SOURCE EXCERPT
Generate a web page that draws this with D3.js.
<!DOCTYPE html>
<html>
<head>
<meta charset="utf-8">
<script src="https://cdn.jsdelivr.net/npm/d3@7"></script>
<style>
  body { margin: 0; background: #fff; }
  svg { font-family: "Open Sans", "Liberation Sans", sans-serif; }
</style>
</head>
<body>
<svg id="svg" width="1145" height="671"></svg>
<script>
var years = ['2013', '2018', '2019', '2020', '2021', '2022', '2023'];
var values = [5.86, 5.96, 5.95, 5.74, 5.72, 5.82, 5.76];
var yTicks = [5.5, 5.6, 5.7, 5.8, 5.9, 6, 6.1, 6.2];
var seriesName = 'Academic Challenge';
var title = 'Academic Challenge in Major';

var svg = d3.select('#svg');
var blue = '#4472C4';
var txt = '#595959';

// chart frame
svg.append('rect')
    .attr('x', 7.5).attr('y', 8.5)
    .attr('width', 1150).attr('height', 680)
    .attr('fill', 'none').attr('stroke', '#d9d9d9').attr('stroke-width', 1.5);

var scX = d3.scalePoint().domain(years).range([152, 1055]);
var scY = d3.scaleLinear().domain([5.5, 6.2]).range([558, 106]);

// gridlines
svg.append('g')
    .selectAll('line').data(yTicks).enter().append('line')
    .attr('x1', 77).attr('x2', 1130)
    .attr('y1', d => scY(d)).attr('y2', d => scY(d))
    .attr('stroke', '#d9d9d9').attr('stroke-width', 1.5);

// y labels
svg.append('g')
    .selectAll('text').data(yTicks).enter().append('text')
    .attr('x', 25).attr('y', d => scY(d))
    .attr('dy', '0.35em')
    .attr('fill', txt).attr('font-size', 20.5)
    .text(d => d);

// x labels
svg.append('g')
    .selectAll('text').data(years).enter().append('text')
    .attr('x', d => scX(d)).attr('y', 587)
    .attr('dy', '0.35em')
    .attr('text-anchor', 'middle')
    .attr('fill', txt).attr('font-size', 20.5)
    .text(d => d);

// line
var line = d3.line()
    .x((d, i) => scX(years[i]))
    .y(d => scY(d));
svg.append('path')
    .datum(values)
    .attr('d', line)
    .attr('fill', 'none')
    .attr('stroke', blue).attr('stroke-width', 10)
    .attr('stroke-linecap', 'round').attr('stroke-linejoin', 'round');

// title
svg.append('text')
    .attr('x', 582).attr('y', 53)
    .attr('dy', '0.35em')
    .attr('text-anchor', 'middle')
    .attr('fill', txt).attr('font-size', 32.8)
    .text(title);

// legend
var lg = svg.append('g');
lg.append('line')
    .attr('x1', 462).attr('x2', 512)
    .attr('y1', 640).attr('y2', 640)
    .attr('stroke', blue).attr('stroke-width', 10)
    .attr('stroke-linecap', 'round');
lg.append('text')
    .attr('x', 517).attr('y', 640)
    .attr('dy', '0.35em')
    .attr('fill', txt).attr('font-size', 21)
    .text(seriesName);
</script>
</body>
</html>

PROBLEM TO WORK ON
Write out the full listing, keeping every line exactly as it is.

OUTPUT OF THE TASK
Generate a web page that draws this with D3.js.
<!DOCTYPE html>
<html>
<head>
<meta charset="utf-8">
<script src="https://cdn.jsdelivr.net/npm/d3@7"></script>
<style>
  body { margin: 0; background: #fff; }
  svg { font-family: "Open Sans", "Liberation Sans", sans-serif; }
</style>
</head>
<body>
<svg id="svg" width="1145" height="671"></svg>
<script>
var years = ['2013', '2018', '2019', '2020', '2021', '2022', '2023'];
var values = [5.86, 5.96, 5.95, 5.74, 5.72, 5.82, 5.76];
var yTicks = [5.5, 5.6, 5.7, 5.8, 5.9, 6, 6.1, 6.2];
var seriesName = 'Academic Challenge';
var title = 'Academic Challenge in Major';

var svg = d3.select('#svg');
var blue = '#4472C4';
var txt = '#595959';

// chart frame
svg.append('rect')
    .attr('x', 7.5).attr('y', 8.5)
    .attr('width', 1150).attr('height', 680)
    .attr('fill', 'none').attr('stroke', '#d9d9d9').attr('stroke-width', 1.5);

var scX = d3.scalePoint().domain(years).range([152, 1055]);
var scY = d3.scaleLinear().domain([5.5, 6.2]).range([558, 106]);

// gridlines
svg.append('g')
    .selectAll('line').data(yTicks).enter().append('line')
    .attr('x1', 77).attr('x2', 1130)
    .attr('y1', d => scY(d)).attr('y2', d => scY(d))
    .attr('stroke', '#d9d9d9').attr('stroke-width', 1.5);

// y labels
svg.append('g')
    .selectAll('text').data(yTicks).enter().append('text')
    .attr('x', 25).attr('y', d => scY(d))
    .attr('dy', '0.35em')
    .attr('fill', txt).attr('font-size', 20.5)
    .text(d => d);

// x labels
svg.append('g')
    .selectAll('text').data(years).enter().append('text')
    .attr('x', d => scX(d)).attr('y', 587)
    .attr('dy', '0.35em')
    .attr('text-anchor', 'middle')
    .attr('fill', txt).attr('font-size', 20.5)
    .text(d => d);

// line
var line = d3.line()
    .x((d, i) => scX(years[i]))
    .y(d => scY(d));
svg.append('path')
    .datum(values)
    .attr('d', line)
    .attr('fill', 'none')
    .attr('stroke', blue).attr('stroke-width', 10)
    .attr('stroke-linecap', 'round').attr('stroke-linejoin', 'round');

// title
svg.append('text')
    .attr('x', 582).attr('y', 53)
    .attr('dy', '0.35em')
    .attr('text-anchor', 'middle')
    .attr('fill', txt).attr('font-size', 32.8)
    .text(title);

// legend
var lg = svg.append('g');
lg.append('line')
    .attr('x1', 462).attr('x2', 512)
    .attr('y1', 640).attr('y2', 640)
    .attr('stroke', blue).attr('stroke-width', 10)
    .attr('stroke-linecap', 'round');
lg.append('text')
    .attr('x', 517).attr('y', 640)
    .attr('dy', '0.35em')
    .attr('fill', txt).attr('font-size', 21)
    .text(seriesName);
</script>
</body>
</html>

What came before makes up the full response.